━━━ Records provided ━━━
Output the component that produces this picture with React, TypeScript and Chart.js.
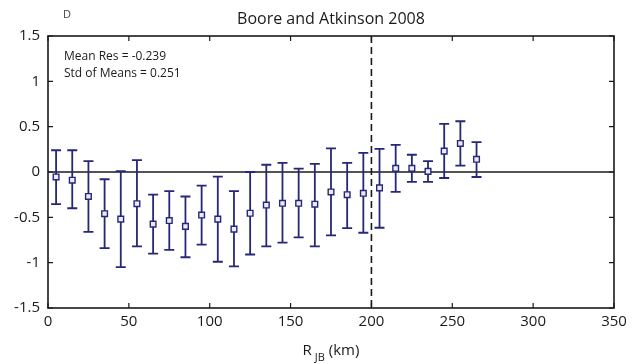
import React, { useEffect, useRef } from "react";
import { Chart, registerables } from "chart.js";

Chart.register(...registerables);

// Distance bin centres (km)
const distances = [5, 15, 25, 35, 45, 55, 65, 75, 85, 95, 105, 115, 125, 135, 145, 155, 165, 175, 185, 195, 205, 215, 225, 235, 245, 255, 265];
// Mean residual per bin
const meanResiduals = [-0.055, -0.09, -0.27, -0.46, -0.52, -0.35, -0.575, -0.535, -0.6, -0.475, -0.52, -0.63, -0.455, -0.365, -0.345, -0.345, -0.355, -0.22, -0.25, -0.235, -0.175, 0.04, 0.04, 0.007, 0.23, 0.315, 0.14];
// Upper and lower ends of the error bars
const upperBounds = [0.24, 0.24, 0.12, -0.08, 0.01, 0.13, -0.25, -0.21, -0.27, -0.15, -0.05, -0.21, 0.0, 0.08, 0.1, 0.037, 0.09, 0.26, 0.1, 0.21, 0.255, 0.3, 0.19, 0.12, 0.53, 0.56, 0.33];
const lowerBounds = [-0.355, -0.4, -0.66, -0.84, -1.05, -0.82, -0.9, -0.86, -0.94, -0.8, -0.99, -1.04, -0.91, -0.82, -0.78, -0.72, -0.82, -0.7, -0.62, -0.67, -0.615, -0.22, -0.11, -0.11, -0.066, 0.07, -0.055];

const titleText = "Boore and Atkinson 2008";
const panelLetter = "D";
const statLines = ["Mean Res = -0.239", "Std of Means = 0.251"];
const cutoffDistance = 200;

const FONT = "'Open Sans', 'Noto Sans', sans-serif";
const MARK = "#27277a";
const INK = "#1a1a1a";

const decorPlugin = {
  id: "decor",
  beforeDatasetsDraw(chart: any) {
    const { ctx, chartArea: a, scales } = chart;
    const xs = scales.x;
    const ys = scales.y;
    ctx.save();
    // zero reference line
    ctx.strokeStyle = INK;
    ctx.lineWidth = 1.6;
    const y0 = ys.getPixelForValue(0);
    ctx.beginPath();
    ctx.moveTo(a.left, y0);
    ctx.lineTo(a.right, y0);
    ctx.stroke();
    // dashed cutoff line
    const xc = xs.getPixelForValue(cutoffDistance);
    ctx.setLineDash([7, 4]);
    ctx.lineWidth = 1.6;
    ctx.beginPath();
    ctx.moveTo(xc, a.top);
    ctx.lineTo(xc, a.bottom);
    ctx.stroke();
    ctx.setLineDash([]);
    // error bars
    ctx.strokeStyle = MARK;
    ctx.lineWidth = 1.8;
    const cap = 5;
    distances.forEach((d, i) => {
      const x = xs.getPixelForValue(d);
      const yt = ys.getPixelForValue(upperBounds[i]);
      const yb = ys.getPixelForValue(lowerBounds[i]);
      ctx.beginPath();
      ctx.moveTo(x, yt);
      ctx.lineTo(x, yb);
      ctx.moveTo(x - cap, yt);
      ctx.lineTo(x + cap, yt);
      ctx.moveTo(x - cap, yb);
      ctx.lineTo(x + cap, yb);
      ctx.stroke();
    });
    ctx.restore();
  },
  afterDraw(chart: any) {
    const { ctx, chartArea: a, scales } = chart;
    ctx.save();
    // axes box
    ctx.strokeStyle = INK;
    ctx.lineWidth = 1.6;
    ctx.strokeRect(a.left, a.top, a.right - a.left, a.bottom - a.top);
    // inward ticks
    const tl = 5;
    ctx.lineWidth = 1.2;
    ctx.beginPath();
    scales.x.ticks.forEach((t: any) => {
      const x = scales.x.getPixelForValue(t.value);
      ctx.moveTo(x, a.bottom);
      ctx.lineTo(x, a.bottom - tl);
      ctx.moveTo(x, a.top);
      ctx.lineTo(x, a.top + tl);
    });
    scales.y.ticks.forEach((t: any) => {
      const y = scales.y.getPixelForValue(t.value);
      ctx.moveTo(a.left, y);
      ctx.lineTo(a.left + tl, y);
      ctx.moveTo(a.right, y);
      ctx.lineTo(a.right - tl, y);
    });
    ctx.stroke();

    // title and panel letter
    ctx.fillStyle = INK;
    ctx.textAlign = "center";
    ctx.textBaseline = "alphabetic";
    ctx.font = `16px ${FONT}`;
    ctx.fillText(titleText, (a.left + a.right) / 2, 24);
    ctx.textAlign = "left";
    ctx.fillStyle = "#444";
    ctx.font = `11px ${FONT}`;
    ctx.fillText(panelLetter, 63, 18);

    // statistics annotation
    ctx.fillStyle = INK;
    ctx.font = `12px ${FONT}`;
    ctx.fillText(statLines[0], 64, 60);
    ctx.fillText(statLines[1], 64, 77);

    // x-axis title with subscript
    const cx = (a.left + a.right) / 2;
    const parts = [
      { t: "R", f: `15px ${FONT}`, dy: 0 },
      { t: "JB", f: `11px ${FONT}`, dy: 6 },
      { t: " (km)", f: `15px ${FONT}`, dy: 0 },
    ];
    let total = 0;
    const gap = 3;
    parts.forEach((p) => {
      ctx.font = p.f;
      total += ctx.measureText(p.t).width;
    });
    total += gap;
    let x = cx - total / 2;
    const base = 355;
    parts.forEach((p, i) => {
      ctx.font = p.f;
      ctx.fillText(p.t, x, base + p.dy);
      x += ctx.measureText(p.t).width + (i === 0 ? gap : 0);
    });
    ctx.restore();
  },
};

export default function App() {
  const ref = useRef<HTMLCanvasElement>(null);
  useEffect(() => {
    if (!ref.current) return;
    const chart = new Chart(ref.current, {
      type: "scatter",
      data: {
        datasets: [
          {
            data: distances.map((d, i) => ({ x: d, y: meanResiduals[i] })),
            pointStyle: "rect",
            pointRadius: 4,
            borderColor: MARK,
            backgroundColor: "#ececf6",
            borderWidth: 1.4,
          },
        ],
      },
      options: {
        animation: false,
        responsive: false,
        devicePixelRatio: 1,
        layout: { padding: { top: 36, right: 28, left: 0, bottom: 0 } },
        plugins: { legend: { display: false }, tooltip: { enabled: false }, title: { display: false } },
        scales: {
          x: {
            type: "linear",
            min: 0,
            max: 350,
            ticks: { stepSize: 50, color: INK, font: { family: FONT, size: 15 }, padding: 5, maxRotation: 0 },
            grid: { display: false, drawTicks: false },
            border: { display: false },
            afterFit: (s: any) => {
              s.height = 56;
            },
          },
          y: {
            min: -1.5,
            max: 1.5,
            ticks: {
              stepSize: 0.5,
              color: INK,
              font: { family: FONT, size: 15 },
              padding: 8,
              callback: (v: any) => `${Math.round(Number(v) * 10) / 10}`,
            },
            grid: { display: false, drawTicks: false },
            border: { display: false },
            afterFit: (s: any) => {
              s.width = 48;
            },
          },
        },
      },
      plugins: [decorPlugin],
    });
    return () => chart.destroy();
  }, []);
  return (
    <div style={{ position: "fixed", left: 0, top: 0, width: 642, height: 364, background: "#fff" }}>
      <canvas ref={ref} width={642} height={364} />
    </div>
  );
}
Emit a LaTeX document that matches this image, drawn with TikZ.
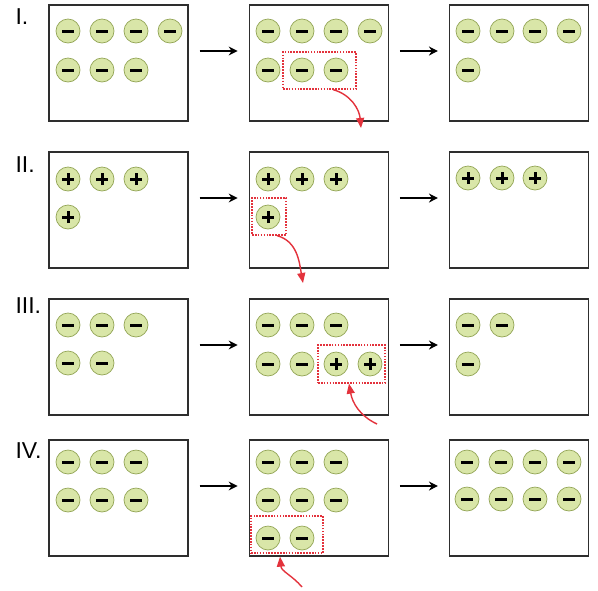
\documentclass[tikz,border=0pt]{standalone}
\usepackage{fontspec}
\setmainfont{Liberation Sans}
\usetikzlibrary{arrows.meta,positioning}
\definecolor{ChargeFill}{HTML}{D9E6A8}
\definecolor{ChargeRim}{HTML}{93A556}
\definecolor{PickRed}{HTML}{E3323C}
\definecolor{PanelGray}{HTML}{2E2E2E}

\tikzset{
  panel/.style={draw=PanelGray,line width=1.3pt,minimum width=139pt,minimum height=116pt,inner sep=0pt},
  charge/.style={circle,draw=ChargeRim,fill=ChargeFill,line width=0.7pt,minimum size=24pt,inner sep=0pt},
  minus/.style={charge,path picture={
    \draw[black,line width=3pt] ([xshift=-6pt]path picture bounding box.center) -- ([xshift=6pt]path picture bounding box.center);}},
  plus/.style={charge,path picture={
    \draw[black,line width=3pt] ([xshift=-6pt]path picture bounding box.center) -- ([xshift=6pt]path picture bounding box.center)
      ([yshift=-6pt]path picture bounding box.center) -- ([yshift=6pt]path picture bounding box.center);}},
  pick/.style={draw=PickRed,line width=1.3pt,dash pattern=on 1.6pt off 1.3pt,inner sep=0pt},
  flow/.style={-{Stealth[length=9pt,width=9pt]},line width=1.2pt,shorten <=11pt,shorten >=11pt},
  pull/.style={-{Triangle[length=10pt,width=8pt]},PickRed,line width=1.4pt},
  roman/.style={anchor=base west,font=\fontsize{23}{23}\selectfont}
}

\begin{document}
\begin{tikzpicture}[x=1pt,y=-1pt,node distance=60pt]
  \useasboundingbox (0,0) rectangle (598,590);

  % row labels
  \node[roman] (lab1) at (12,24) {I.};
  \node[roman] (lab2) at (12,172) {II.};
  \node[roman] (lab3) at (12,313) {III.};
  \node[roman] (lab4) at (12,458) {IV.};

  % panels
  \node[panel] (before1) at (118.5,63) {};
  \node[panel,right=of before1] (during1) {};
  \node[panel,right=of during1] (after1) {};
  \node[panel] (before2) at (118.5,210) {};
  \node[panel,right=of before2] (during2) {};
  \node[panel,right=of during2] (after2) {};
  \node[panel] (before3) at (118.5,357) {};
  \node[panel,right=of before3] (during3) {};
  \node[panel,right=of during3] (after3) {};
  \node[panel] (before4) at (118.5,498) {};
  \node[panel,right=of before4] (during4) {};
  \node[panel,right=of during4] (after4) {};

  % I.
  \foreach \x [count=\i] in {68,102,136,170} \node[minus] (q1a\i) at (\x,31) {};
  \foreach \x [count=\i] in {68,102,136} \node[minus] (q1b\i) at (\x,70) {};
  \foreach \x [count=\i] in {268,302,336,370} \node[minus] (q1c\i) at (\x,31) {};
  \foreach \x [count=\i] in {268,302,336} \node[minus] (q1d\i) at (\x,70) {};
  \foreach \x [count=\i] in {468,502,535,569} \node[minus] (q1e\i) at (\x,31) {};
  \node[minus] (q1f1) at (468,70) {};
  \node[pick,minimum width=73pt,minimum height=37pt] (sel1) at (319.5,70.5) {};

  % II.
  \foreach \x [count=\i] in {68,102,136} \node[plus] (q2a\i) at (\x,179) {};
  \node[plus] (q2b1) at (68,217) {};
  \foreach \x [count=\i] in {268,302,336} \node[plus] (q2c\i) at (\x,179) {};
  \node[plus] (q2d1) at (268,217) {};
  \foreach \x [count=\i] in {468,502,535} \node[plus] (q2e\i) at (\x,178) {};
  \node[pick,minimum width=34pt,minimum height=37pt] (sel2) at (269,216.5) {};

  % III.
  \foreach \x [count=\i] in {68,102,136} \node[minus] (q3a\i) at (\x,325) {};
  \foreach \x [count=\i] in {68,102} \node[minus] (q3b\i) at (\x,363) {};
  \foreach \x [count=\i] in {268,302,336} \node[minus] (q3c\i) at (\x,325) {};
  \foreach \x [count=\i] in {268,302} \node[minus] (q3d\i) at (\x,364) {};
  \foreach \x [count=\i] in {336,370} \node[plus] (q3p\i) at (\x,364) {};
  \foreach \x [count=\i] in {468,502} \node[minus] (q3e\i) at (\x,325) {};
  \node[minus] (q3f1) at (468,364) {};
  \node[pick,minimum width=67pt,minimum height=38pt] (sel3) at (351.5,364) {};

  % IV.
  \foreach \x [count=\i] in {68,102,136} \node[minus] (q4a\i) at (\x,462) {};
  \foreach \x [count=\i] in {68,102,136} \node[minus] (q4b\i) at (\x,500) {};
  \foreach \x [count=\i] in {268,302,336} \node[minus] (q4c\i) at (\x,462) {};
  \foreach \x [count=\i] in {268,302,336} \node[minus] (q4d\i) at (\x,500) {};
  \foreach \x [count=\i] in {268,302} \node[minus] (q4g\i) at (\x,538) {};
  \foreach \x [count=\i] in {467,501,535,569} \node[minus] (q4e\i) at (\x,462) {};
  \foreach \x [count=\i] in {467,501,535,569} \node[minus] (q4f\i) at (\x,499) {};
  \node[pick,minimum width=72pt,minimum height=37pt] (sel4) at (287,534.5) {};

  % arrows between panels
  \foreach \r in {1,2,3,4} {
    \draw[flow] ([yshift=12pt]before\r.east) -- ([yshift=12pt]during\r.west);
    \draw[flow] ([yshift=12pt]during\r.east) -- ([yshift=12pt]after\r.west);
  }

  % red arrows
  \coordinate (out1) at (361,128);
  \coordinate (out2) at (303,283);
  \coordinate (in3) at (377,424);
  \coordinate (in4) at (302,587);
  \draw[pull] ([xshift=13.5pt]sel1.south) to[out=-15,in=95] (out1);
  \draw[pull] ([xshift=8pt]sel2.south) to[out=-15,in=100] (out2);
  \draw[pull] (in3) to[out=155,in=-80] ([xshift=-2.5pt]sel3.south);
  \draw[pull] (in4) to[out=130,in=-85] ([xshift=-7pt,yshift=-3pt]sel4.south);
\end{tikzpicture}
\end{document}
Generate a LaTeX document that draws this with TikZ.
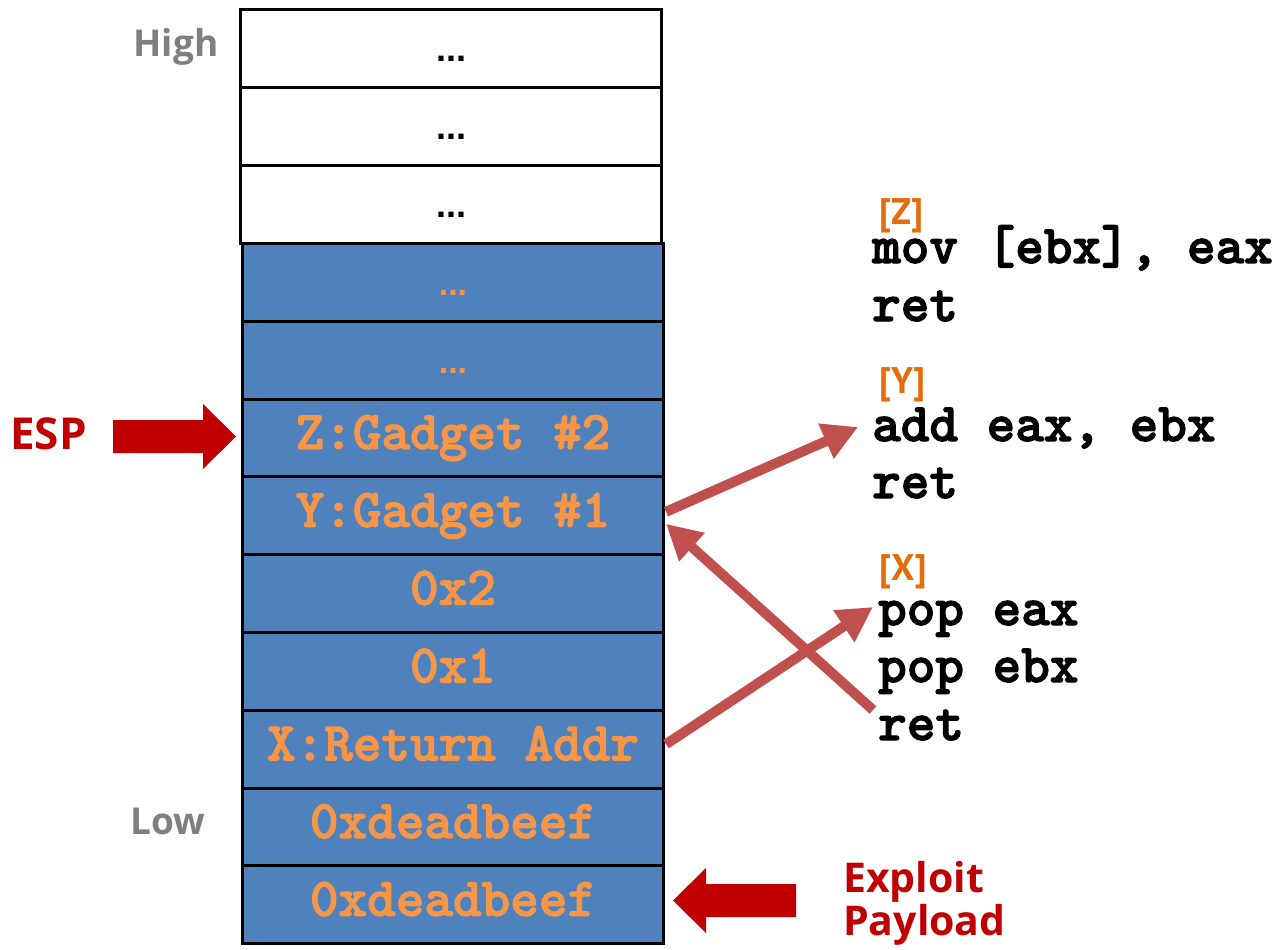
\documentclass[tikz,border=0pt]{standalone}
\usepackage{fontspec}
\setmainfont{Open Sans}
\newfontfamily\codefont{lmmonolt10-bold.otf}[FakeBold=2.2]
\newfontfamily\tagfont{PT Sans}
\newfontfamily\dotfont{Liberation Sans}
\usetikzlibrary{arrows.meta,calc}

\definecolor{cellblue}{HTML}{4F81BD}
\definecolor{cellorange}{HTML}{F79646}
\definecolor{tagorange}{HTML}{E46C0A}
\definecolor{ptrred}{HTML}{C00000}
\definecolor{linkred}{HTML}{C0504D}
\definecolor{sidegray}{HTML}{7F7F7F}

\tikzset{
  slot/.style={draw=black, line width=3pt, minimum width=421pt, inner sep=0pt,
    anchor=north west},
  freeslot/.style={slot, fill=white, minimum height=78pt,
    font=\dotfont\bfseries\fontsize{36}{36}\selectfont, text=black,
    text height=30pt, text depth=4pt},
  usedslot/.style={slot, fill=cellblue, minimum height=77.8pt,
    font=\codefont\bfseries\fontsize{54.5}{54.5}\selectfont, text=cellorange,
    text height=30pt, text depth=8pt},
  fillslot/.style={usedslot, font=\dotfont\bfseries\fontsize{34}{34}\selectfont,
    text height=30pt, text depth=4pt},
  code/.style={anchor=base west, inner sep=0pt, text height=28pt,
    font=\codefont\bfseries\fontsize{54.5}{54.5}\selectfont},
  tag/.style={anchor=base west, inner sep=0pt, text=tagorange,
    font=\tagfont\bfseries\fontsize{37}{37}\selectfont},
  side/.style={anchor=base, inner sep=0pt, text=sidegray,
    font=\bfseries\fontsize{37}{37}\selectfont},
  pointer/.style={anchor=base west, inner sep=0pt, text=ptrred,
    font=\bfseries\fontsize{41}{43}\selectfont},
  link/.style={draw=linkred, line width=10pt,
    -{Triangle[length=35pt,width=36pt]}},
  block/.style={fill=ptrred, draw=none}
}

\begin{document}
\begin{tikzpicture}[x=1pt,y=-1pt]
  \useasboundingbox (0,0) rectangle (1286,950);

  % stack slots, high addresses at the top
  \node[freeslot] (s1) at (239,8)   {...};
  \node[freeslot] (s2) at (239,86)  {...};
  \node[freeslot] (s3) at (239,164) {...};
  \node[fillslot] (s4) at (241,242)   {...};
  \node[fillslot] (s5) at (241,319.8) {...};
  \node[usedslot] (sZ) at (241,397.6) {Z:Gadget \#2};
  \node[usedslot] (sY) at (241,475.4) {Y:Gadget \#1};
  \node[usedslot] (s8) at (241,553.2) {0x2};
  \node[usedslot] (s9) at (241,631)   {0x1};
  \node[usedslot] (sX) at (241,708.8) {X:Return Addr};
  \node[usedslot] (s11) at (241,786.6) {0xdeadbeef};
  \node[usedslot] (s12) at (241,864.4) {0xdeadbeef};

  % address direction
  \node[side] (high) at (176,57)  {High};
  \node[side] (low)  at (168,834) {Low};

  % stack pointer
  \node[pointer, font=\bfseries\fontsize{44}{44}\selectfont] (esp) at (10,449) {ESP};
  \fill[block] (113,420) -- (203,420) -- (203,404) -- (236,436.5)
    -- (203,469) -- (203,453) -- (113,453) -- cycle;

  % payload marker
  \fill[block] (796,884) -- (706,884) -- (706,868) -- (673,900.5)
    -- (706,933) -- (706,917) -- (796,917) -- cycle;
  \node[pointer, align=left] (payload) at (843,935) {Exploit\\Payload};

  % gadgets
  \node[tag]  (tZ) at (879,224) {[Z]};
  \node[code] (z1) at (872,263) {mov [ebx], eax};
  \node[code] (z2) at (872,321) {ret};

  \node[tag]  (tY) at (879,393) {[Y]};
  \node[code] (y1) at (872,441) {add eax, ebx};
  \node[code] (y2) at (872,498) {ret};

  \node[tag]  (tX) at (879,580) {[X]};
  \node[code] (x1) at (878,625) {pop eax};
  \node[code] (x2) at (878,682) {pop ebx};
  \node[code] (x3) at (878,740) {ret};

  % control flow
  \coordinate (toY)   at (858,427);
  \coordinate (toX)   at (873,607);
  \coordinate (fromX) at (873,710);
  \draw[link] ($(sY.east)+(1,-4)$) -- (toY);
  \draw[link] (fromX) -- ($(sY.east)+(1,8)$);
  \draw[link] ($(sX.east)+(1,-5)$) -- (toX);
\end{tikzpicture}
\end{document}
━━━
**Problem to solve:** Return only the lines running from the start of the entries above to the line that contains "Chart.register(...registerables);", inclusive, and omit every picture.

**Task solution:**
Output the component that produces this picture with React, TypeScript and Chart.js.
import React, { useEffect, useRef } from "react";
import { Chart, registerables } from "chart.js";

Chart.register(...registerables);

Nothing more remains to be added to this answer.